Exercise task :: Set down the material below word for word, excluding the pictures.

<<<<

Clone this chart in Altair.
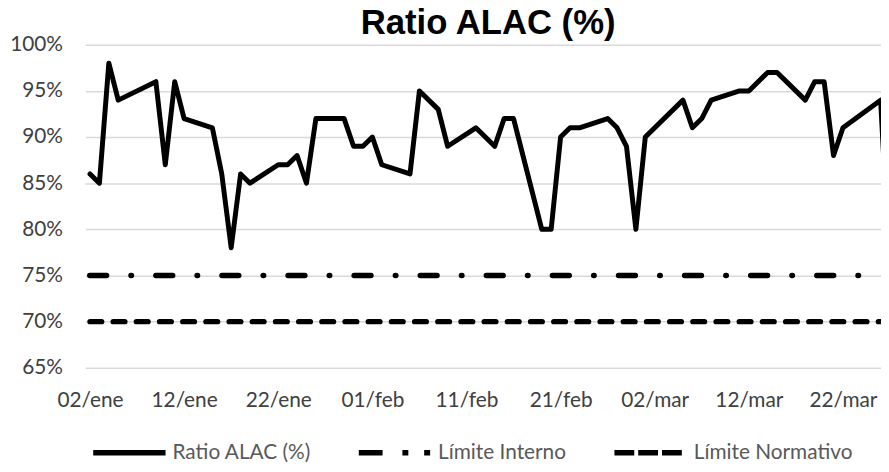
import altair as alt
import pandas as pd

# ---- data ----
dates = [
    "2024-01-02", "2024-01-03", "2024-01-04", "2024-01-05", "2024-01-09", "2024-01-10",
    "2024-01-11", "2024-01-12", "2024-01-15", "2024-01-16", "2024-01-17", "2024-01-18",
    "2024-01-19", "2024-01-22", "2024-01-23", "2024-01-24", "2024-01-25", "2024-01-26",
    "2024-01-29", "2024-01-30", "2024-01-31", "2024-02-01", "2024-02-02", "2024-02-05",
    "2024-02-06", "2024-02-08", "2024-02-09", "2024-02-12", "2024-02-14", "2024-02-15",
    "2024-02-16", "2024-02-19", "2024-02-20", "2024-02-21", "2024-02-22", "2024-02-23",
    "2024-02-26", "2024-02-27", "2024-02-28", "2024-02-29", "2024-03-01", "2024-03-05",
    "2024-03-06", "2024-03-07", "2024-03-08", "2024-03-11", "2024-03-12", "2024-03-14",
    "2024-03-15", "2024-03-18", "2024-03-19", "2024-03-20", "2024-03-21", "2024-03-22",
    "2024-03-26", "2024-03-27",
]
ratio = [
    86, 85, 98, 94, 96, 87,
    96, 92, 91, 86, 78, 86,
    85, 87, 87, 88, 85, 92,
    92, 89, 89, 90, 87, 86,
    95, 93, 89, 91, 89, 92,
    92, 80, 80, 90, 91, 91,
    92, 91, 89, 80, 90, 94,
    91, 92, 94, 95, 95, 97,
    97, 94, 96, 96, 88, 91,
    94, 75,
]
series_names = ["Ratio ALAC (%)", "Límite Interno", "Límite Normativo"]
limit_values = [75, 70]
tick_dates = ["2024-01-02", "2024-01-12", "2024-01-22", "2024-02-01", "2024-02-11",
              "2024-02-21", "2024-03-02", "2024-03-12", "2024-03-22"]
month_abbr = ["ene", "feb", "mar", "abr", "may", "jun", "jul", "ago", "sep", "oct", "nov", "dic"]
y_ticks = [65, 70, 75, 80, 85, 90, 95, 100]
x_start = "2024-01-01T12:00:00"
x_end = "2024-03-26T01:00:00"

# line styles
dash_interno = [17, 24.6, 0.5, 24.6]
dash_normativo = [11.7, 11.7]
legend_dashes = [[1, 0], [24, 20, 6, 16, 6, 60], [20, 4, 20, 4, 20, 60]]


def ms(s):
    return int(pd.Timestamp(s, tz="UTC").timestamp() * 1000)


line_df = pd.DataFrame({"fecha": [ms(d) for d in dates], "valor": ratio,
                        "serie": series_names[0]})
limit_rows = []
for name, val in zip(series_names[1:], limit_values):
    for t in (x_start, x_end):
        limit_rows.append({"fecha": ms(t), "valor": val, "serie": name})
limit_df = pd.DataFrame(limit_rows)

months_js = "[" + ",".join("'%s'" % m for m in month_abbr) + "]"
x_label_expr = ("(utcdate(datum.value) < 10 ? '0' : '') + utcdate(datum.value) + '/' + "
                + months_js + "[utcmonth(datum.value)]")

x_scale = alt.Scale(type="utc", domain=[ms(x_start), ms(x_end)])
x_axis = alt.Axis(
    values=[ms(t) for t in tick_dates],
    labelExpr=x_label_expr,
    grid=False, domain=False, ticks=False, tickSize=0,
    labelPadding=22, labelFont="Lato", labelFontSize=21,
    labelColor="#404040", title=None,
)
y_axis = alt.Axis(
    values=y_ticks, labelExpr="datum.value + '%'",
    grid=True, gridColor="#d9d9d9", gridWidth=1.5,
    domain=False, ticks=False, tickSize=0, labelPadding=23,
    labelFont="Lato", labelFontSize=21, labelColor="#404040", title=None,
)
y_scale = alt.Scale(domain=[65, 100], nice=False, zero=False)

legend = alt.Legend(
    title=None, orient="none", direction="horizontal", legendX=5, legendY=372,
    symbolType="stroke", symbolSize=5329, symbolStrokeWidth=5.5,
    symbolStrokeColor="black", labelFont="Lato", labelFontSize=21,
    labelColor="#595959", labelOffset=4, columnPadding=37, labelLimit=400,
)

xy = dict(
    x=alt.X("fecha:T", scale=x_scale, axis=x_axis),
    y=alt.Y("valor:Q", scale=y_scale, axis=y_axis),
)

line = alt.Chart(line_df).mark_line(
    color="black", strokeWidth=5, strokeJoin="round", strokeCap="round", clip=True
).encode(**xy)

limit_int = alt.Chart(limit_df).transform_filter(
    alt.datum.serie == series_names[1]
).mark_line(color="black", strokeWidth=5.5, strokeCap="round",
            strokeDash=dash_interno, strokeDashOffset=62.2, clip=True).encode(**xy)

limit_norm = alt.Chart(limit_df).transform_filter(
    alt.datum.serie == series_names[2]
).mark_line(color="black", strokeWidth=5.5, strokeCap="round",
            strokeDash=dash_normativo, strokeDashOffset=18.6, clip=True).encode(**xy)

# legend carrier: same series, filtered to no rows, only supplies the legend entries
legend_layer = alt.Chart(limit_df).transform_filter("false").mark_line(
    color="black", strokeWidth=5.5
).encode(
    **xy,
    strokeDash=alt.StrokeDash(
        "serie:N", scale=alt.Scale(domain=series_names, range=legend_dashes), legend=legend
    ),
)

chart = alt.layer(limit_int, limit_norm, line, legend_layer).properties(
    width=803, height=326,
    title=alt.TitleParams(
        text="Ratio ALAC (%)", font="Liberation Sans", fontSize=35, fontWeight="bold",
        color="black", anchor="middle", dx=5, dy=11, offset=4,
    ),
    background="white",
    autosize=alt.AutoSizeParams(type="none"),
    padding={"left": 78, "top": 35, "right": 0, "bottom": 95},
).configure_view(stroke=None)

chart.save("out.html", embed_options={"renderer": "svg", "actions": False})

>>>>

Answer to the exercise ::
Clone this chart in Altair.
import altair as alt
import pandas as pd

# ---- data ----
dates = [
    "2024-01-02", "2024-01-03", "2024-01-04", "2024-01-05", "2024-01-09", "2024-01-10",
    "2024-01-11", "2024-01-12", "2024-01-15", "2024-01-16", "2024-01-17", "2024-01-18",
    "2024-01-19", "2024-01-22", "2024-01-23", "2024-01-24", "2024-01-25", "2024-01-26",
    "2024-01-29", "2024-01-30", "2024-01-31", "2024-02-01", "2024-02-02", "2024-02-05",
    "2024-02-06", "2024-02-08", "2024-02-09", "2024-02-12", "2024-02-14", "2024-02-15",
    "2024-02-16", "2024-02-19", "2024-02-20", "2024-02-21", "2024-02-22", "2024-02-23",
    "2024-02-26", "2024-02-27", "2024-02-28", "2024-02-29", "2024-03-01", "2024-03-05",
    "2024-03-06", "2024-03-07", "2024-03-08", "2024-03-11", "2024-03-12", "2024-03-14",
    "2024-03-15", "2024-03-18", "2024-03-19", "2024-03-20", "2024-03-21", "2024-03-22",
    "2024-03-26", "2024-03-27",
]
ratio = [
    86, 85, 98, 94, 96, 87,
    96, 92, 91, 86, 78, 86,
    85, 87, 87, 88, 85, 92,
    92, 89, 89, 90, 87, 86,
    95, 93, 89, 91, 89, 92,
    92, 80, 80, 90, 91, 91,
    92, 91, 89, 80, 90, 94,
    91, 92, 94, 95, 95, 97,
    97, 94, 96, 96, 88, 91,
    94, 75,
]
series_names = ["Ratio ALAC (%)", "Límite Interno", "Límite Normativo"]
limit_values = [75, 70]
tick_dates = ["2024-01-02", "2024-01-12", "2024-01-22", "2024-02-01", "2024-02-11",
              "2024-02-21", "2024-03-02", "2024-03-12", "2024-03-22"]
month_abbr = ["ene", "feb", "mar", "abr", "may", "jun", "jul", "ago", "sep", "oct", "nov", "dic"]
y_ticks = [65, 70, 75, 80, 85, 90, 95, 100]
x_start = "2024-01-01T12:00:00"
x_end = "2024-03-26T01:00:00"

# line styles
dash_interno = [17, 24.6, 0.5, 24.6]
dash_normativo = [11.7, 11.7]
legend_dashes = [[1, 0], [24, 20, 6, 16, 6, 60], [20, 4, 20, 4, 20, 60]]


def ms(s):
    return int(pd.Timestamp(s, tz="UTC").timestamp() * 1000)


line_df = pd.DataFrame({"fecha": [ms(d) for d in dates], "valor": ratio,
                        "serie": series_names[0]})
limit_rows = []
for name, val in zip(series_names[1:], limit_values):
    for t in (x_start, x_end):
        limit_rows.append({"fecha": ms(t), "valor": val, "serie": name})
limit_df = pd.DataFrame(limit_rows)

months_js = "[" + ",".join("'%s'" % m for m in month_abbr) + "]"
x_label_expr = ("(utcdate(datum.value) < 10 ? '0' : '') + utcdate(datum.value) + '/' + "
                + months_js + "[utcmonth(datum.value)]")

x_scale = alt.Scale(type="utc", domain=[ms(x_start), ms(x_end)])
x_axis = alt.Axis(
    values=[ms(t) for t in tick_dates],
    labelExpr=x_label_expr,
    grid=False, domain=False, ticks=False, tickSize=0,
    labelPadding=22, labelFont="Lato", labelFontSize=21,
    labelColor="#404040", title=None,
)
y_axis = alt.Axis(
    values=y_ticks, labelExpr="datum.value + '%'",
    grid=True, gridColor="#d9d9d9", gridWidth=1.5,
    domain=False, ticks=False, tickSize=0, labelPadding=23,
    labelFont="Lato", labelFontSize=21, labelColor="#404040", title=None,
)
y_scale = alt.Scale(domain=[65, 100], nice=False, zero=False)

legend = alt.Legend(
    title=None, orient="none", direction="horizontal", legendX=5, legendY=372,
    symbolType="stroke", symbolSize=5329, symbolStrokeWidth=5.5,
    symbolStrokeColor="black", labelFont="Lato", labelFontSize=21,
    labelColor="#595959", labelOffset=4, columnPadding=37, labelLimit=400,
)

xy = dict(
    x=alt.X("fecha:T", scale=x_scale, axis=x_axis),
    y=alt.Y("valor:Q", scale=y_scale, axis=y_axis),
)

line = alt.Chart(line_df).mark_line(
    color="black", strokeWidth=5, strokeJoin="round", strokeCap="round", clip=True
).encode(**xy)

limit_int = alt.Chart(limit_df).transform_filter(
    alt.datum.serie == series_names[1]
).mark_line(color="black", strokeWidth=5.5, strokeCap="round",
            strokeDash=dash_interno, strokeDashOffset=62.2, clip=True).encode(**xy)

limit_norm = alt.Chart(limit_df).transform_filter(
    alt.datum.serie == series_names[2]
).mark_line(color="black", strokeWidth=5.5, strokeCap="round",
            strokeDash=dash_normativo, strokeDashOffset=18.6, clip=True).encode(**xy)

# legend carrier: same series, filtered to no rows, only supplies the legend entries
legend_layer = alt.Chart(limit_df).transform_filter("false").mark_line(
    color="black", strokeWidth=5.5
).encode(
    **xy,
    strokeDash=alt.StrokeDash(
        "serie:N", scale=alt.Scale(domain=series_names, range=legend_dashes), legend=legend
    ),
)

chart = alt.layer(limit_int, limit_norm, line, legend_layer).properties(
    width=803, height=326,
    title=alt.TitleParams(
        text="Ratio ALAC (%)", font="Liberation Sans", fontSize=35, fontWeight="bold",
        color="black", anchor="middle", dx=5, dy=11, offset=4,
    ),
    background="white",
    autosize=alt.AutoSizeParams(type="none"),
    padding={"left": 78, "top": 35, "right": 0, "bottom": 95},
).configure_view(stroke=None)

chart.save("out.html", embed_options={"renderer": "svg", "actions": False})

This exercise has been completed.